I'm building an optical wireless mouse based on nRF52833 and a 16340 cell, I need a sanity check on some considerations regarding the DC regulation.
The battery voltage goes from 4.2V when fully charged to 2.5V when fully discharged, so to power the nRF52 at 3.3V I need a buck/boost converter. I have selected TPS63031 for the job.
I'm running the nRF52 at 3.3V because according to this it draws a lot less current than it would at, for example, 1.8V or 2V. If I were to use those voltages I could just use a linear regulator instead of the buck boost.
During normal operation I estimate the MCU to be drawing between 1mA and 10mA, and when the MCU is sleeping something between 1uA and 10uA. If we look in the datasheet for efficiency figures we see that the 1-10mA range is fine, but 1-10uA has not been characterized, going as low as 100uA.
Would the regulator output be stable (enough) when the load is less than 100uA? Judging by this very similar question with a very similar regulator I assume the answer is yes, but the output would have some extra ripple because of the power save mode that is also present on my selected regulator, although not as well explained in the datasheet.

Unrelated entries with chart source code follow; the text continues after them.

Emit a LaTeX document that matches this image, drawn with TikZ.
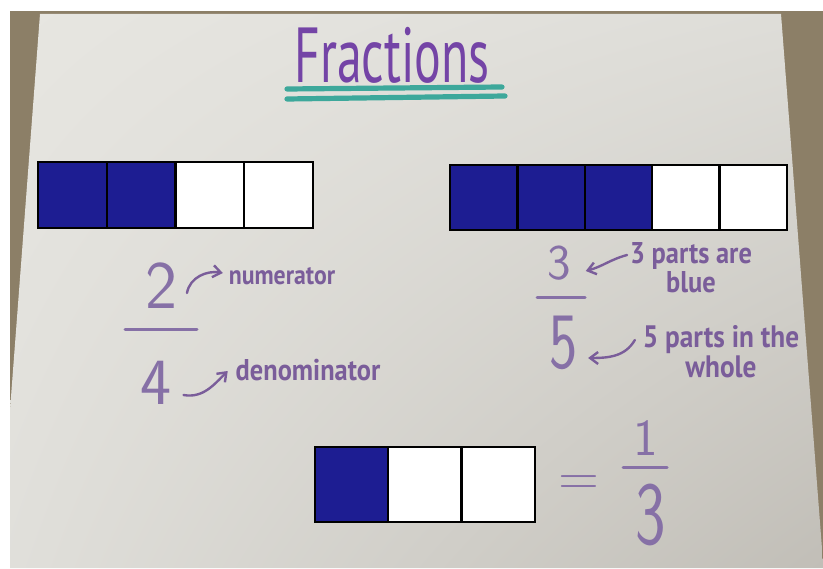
\documentclass[tikz,border=0pt]{standalone}
\usepackage{fontspec}
\usepackage{graphicx}
\usetikzlibrary{arrows.meta,calc,shadings}
\setmainfont{PT Sans}
\newfontfamily\titlefont[FakeStretch=0.64]{PT Sans}
\newfontfamily\labelfont[FakeStretch=0.88]{PT Sans}
\definecolor{paper}{HTML}{E7E6E1}
\definecolor{paperdark}{HTML}{C1BEB7}
\definecolor{desk}{HTML}{8C7F67}
\definecolor{titlepurple}{HTML}{7444A6}
\definecolor{inkpurple}{HTML}{7A5D9A}
\definecolor{numpurple}{HTML}{8670A6}
\definecolor{underteal}{HTML}{3DA89B}
\definecolor{fillblue}{HTML}{1D1D92}

\begin{document}
\begin{tikzpicture}[x=0.5pt,y=0.5pt,>={Straight Barb[length=4pt,width=6pt]},
  every node/.style={inner sep=0pt,outer sep=0pt},
  cell/.style 2 args={draw=black,line width=1.2pt,minimum width=#1,minimum height=#2},
  num/.style={text=numpurple,font=\sffamily\fontsize{#1}{#1}\selectfont},
  note/.style={text=inkpurple,align=center,font=\labelfont\bfseries\fontsize{#1}{12}\selectfont},
  fracbar/.style={numpurple,line width=1.5pt,line cap=round},
  handarrow/.style={->,inkpurple,line width=1.2pt,line cap=round}]
  \useasboundingbox (0,0) rectangle (823,568);
  % photo: desk and sheet
  \fill[white] (0,0) rectangle (823,568);
  \fill[desk] (10,0) rectangle (823,557);
  \shade[upper left=paper,upper right=paper!96!black,lower left=paper!97!black,lower right=paperdark]
    (40,554) -- (781,554) -- (823,6) -- (823,0) -- (10,0) -- (10,158) -- cycle;

  \node[text=titlepurple,font=\titlefont\fontsize{39}{40}\selectfont] (title) at (392,513) {Fractions};
  \draw[underteal,line width=2.6pt,line cap=round] (287,479) -- (502,481);
  \draw[underteal,line width=2.6pt,line cap=round] (287,469) -- (505,472);

  % 2/4
  \foreach \i/\c in {1/fillblue,2/fillblue,3/white,4/white}
    \node[cell={34.4pt}{33pt},fill=\c] (quarter\i) at ({38+68.75*(\i-0.5)},373) {};
  \node[num=34] (two) at (161,282) {2};
  \node[num=33] (four) at (156,185) {4};
  \draw[fracbar] (125,239) -- (197,239);
  \node[note=13.5] (numer) at (282,292) {numerator};
  \node[note=15] (denom) at (308,198) {denominator};
  \draw[handarrow] ([shift={(10,-7)}]two.east) to[out=80,in=170] ([shift={(-6,3)}]numer.west);
  \draw[handarrow] ([shift={(12,-12)}]four.east) to[out=-10,in=225] ([shift={(-8,-1)}]denom.west);

  % 3/5
  \foreach \i/\c in {1/fillblue,2/fillblue,3/fillblue,4/white,5/white}
    \node[cell={33.7pt}{32.5pt},fill=\c] (fifth\i) at ({450+67.4*(\i-0.5)},370.5) {};
  \node[num=25] (three) at (559,305) {3};
  \node[num=40] (five) at (564,225) {\scalebox{0.75}[1]{5}};
  \draw[fracbar] (537,271) -- (585,271);
  \node[note=15] (blue) at (691,300) {3 parts are\\blue};
  \node[note=15.5] (whole) at (721,216) {5 parts in the\\whole};
  \draw[handarrow] ([shift={(-3,13)}]blue.west) to[out=195,in=15] ([shift={(15,-8)}]three.east);
  \draw[handarrow] ([shift={(-8,12)}]whole.west) to[out=240,in=0] ([shift={(10,-15)}]five.east);

  % 1/3
  \foreach \i/\c in {1/fillblue,2/white,3/white}
    \node[cell={36.7pt}{37.5pt},fill=\c] (third\i) at ({315+73.3*(\i-0.5)},83.5) {};
  \node[num=28] (equals) at (579,82) {=};
  \node[num=26] (one) at (646,130) {1};
  \draw[fracbar] (623,101) -- (667,101);
  \node[num=45] (threeb) at (651,53) {\scalebox{0.72}[1]{3}};
\end{tikzpicture}
\end{document}
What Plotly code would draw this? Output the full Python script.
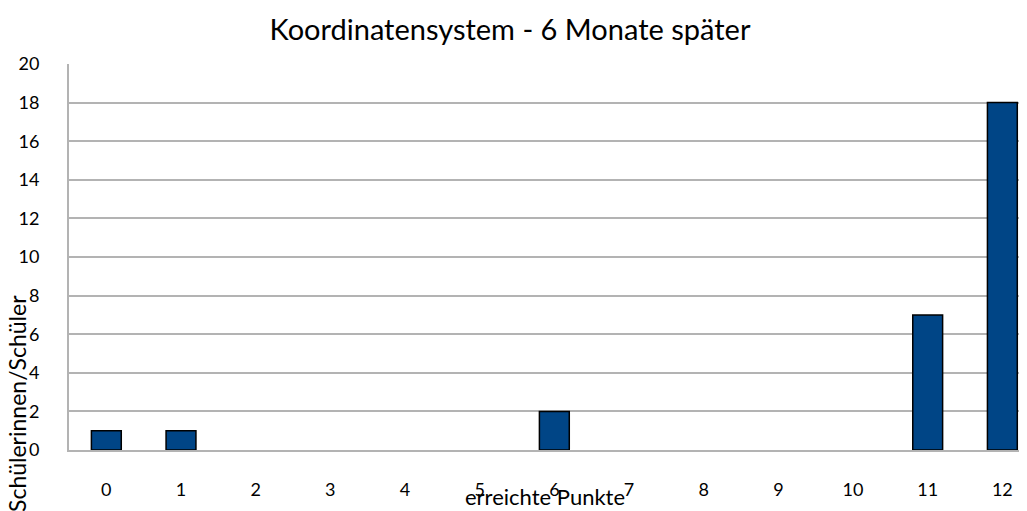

Assuming the output is stable in the 1-10uA range, the efficiency of the regulator would be terrible, but would this even be a problem? Let's say the efficiency is 20% at 10uA, does this mean that to get those [email protected] the regulator would have to waste 80% of that, i.e. 50uA, for a total of 60uA plus the quiescent current of the regulator (35uA max)?. Is my understanding of efficiency in this context correct? If it is, I wouldn't call this current waste optimal, but certainly low enough to be negligible.